When telling your parents you're pregnant, you'll be getting their first reaction. They haven't had time to process the news. It's possible they could be caught off-guard and feel: 

  • Angry
  • Disappointed
  • Confused
  • Surprised 

Try to avoid arguments or hurtful words. They will need time to think through what they feel and think.

Remaining calm through the conversation is one of the best restraints you can use when talking to your parents, especially if their initial reaction wasn’t what you hoped or expected. If necessary, don’t be afraid to take a short break or continue the conversation after everyone’s had the chance to process things. 

Regardless of what your parents, friends, or baby's father says, you have options, including: 

Parenting. While you may still be in high school or not have a job yet, you can still be a parent. Parenting during this stage of your life can be challenging but also rewarding. There are many programs available now to set up teen moms for success.

You'll need to talk to your baby's father and your family about your decision to raise your child. Ask them if they'll be involved in helping or if you'll need to seek child support from your baby's father. Ask your parents if you'll need to find a new home or if they'll help you raise your child in their home. This can be difficult to talk through, but it will help set you and your child up for success.

Adoption. If you don't believe you can give a child the life you want for them, you can consider adoption. Even people in long-term relationships or who are at a more advanced stage in their life will sometimes adopt. Finding the right adoption agency or adopting family can help cover the medical costs of your pregnancy and ensure that your child goes to a good home.

Abortion. Depending on your location and how many weeks along you are, abortion is an option. Your options will vary from state to state. If you're a minor, your parents may need to sign off on the procedure. 

Having a baby as a teenager doesn’t mean you have to give up your hopes and aspirations for the future. A strong support group can help you stay in school, get your degree, and focus on you and your baby’s future. 
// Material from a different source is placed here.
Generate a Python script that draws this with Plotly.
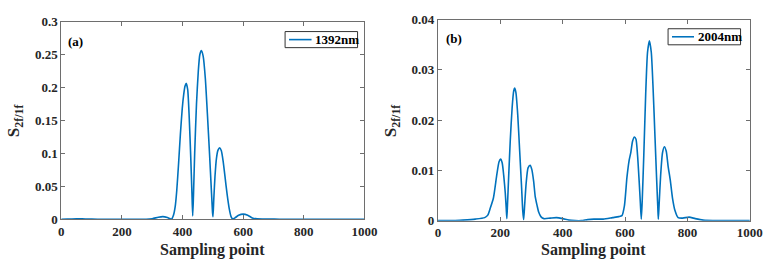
import plotly.graph_objects as go

# ---- data: panel (a) 1392nm ----
xa = [0, 20, 50, 80, 120, 200, 280, 300, 320, 335, 350, 358, 364, 370, 376, 381, 387, 393, 399, 404, 408, 412,
      417, 422, 427, 431, 433.5, 436, 440, 446, 452, 457, 462, 468, 475, 482, 489, 495, 499, 500.5,
      503, 507, 512, 517, 522.6, 528, 534, 540, 547, 554, 560, 566, 573, 585, 600, 615, 630, 646, 680, 720, 1000]
ya = [0, 0.0003, 0.0008, 0.0003, 0, 0, 0, 0.0008, 0.003, 0.0039, 0.0025, 0.001, 0.0002, 0.006, 0.02, 0.044, 0.085, 0.13, 0.168, 0.19, 0.202, 0.2065,
      0.197, 0.155, 0.095, 0.04, 0.005, 0.035, 0.10, 0.175, 0.225, 0.25, 0.2565, 0.248, 0.215, 0.16, 0.10, 0.045, 0.01, 0.004,
      0.03, 0.065, 0.093, 0.105, 0.1085, 0.104, 0.088, 0.065, 0.038, 0.016, 0.004, 0.0002, 0.002, 0.006, 0.0077, 0.006, 0.002, 0.0005, 0.0002, 0, 0]

# ---- data: panel (b) 2004nm ----
xb = [0, 50, 80, 120, 150, 160, 168, 178, 189, 196, 201, 206, 211, 216, 219, 221, 223, 227, 232, 238, 243, 246, 250, 256, 262, 268, 272, 275,
      278, 283, 289, 295.6, 301, 307, 312, 318, 323, 330, 340, 360, 380, 400, 420, 440, 460, 480, 500, 530, 560, 580, 590, 598, 606, 613, 618.5, 624, 630,
      635, 640, 645, 649, 652, 655, 660, 666, 672, 678, 684, 690, 696, 701, 705, 706.6, 709, 714, 720, 726, 732, 738, 745, 752, 760, 770, 785, 805, 825, 850, 900, 1000]
yb = [0, 0, 0.0001, 0.0003, 0.0006, 0.0011, 0.0025, 0.0045, 0.0092, 0.0117, 0.01224, 0.0115, 0.009, 0.0055, 0.0025, 0.0004, 0.003, 0.009, 0.016, 0.0225, 0.0258, 0.02637, 0.0255, 0.021, 0.014, 0.007, 0.002, 0.0002,
      0.003, 0.0075, 0.0105, 0.0110, 0.0102, 0.0078, 0.0048, 0.003, 0.0017, 0.0008, 0.0004, 0.0005, 0.0006, 0.0004, 0.0001, 0, 0, 0.0002, 0.0003, 0.0003, 0.0006, 0.0008, 0.001, 0.003, 0.0086, 0.012, 0.0136, 0.0158, 0.01665,
      0.0162, 0.013, 0.008, 0.0035, 0.0003, 0.004, 0.013, 0.025, 0.0335, 0.0358, 0.0335, 0.026, 0.0165, 0.0085, 0.0025, 0.0003, 0.003, 0.009, 0.0135, 0.0147, 0.0138, 0.0108, 0.008, 0.0045, 0.002, 0.0006, 0.0005, 0.0007, 0.0004, 0.0001, 0, 0]

series_names = ["1392nm", "2004nm"]
x_ticks = [0, 200, 400, 600, 800, 1000]
ya_ticks = [0, 0.05, 0.1, 0.15, 0.2, 0.25, 0.3]
ya_ticktext = ["0", "0.05", "0.1", "0.15", "0.2", "0.25", "0.3"]
yb_ticks = [0, 0.01, 0.02, 0.03, 0.04]
yb_ticktext = ["0", "0.01", "0.02", "0.03", "0.04"]

W, H = 780, 274
LINE = "#0072BD"
FONT = "'Times New Roman', 'Liberation Serif', Times, serif"
TXT = "#262626"
AX = "#6e6e6e"

fig = go.Figure()
fig.add_trace(go.Scatter(x=xa, y=ya, mode="lines", name=series_names[0],
                         line=dict(color=LINE, width=1.6, shape="spline", smoothing=0.6),
                         xaxis="x", yaxis="y", showlegend=False))
fig.add_trace(go.Scatter(x=xb, y=yb, mode="lines", name=series_names[1],
                         line=dict(color=LINE, width=1.6, shape="spline", smoothing=0.6),
                         xaxis="x2", yaxis="y2", showlegend=False))

def px_x(p):
    return p / W

def px_y(p):
    return 1 - p / H

axis_common = dict(showline=True, linecolor=AX, linewidth=1, mirror="ticks", ticks="inside", ticklen=4,
                   tickcolor=AX, showgrid=False, zeroline=False,
                   tickfont=dict(family=FONT, size=13, color=TXT, weight="bold"))

fig.update_layout(
    width=W, height=H, margin=dict(l=0, r=0, t=0, b=0),
    paper_bgcolor="white", plot_bgcolor="white",
    font=dict(family=FONT),
    xaxis=dict(domain=[px_x(59.5), px_x(369)], range=[0, 1000], tickvals=x_ticks, anchor="y", **axis_common),
    yaxis=dict(domain=[px_y(224.5), px_y(15.7)], range=[0, 0.3], tickvals=ya_ticks, ticktext=ya_ticktext, anchor="x", **axis_common),
    xaxis2=dict(domain=[px_x(444), px_x(762.5)], range=[0, 1000], tickvals=x_ticks, anchor="y2", **axis_common),
    yaxis2=dict(domain=[px_y(226), px_y(13.3)], range=[0, 0.04], tickvals=yb_ticks, ticktext=yb_ticktext, anchor="x2", **axis_common),
    showlegend=False,
)

# legend boxes (drawn in paper space)
legend_boxes = [
    dict(x0=288, x1=362, y0=26, y1=43, lx0=292, lx1=315, tx=317),
    dict(x0=679, x1=753, y0=23, y1=40, lx0=683, lx1=705.5, tx=707.5),
]
for name, lb in zip(series_names, legend_boxes):
    fig.add_shape(type="rect", xref="paper", yref="paper", x0=px_x(lb["x0"]), x1=px_x(lb["x1"]),
                  y0=px_y(lb["y1"]), y1=px_y(lb["y0"]), line=dict(color="#333", width=1), fillcolor="white", layer="above")
    ym = (lb["y0"] + lb["y1"]) / 2
    fig.add_shape(type="line", xref="paper", yref="paper", x0=px_x(lb["lx0"]), x1=px_x(lb["lx1"]),
                  y0=px_y(ym), y1=px_y(ym), line=dict(color=LINE, width=1.6), layer="above")
    fig.add_annotation(xref="paper", yref="paper", x=px_x(lb["tx"]), y=px_y(ym), text=name, showarrow=False,
                       xanchor="left", yanchor="middle", font=dict(family=FONT, size=13, color="black", weight="bold"))

annots = [
    dict(text="(a)", x=px_x(64), y=px_y(37), xanchor="left", yanchor="middle"),
    dict(text="(b)", x=px_x(450), y=px_y(33), xanchor="left", yanchor="middle"),
]
for a in annots:
    fig.add_annotation(xref="paper", yref="paper", showarrow=False, font=dict(family=FONT, size=13, color="black", weight="bold"), **a)

# axis titles
for cx in (214, 603):
    fig.add_annotation(xref="paper", yref="paper", x=px_x(cx), y=px_y(257), text="Sampling point", showarrow=False,
                       xanchor="center", yanchor="middle", font=dict(family=FONT, size=16, color=TXT, weight="bold"))
for cx, cy in ((13, 120), (398, 120)):
    fig.add_annotation(xref="paper", yref="paper", x=px_x(cx), y=px_y(cy), text="S<sub>2f/1f</sub>", showarrow=False,
                       textangle=-90, xanchor="center", yanchor="middle", font=dict(family=FONT, size=17, color=TXT, weight="bold"))

fig.write_html("out.html")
You can check with your school or community programs for services for teen mothers. These could include: 

  • Childcare
  • Transportation
  • Tutoring 

Other ways to help yourself and your child include: 

  • Finishing school
  • Finding a job
  • Living with your parents while your child is young
  • Obtaining financial support
  • Joining support groups for parents
  • Getting counseling

Before bringing a child home, you should talk to your doctor or community nurse about ways to create a good environment for your home. They'll also give you tips on the right nutrition, health, and emotional development for your baby.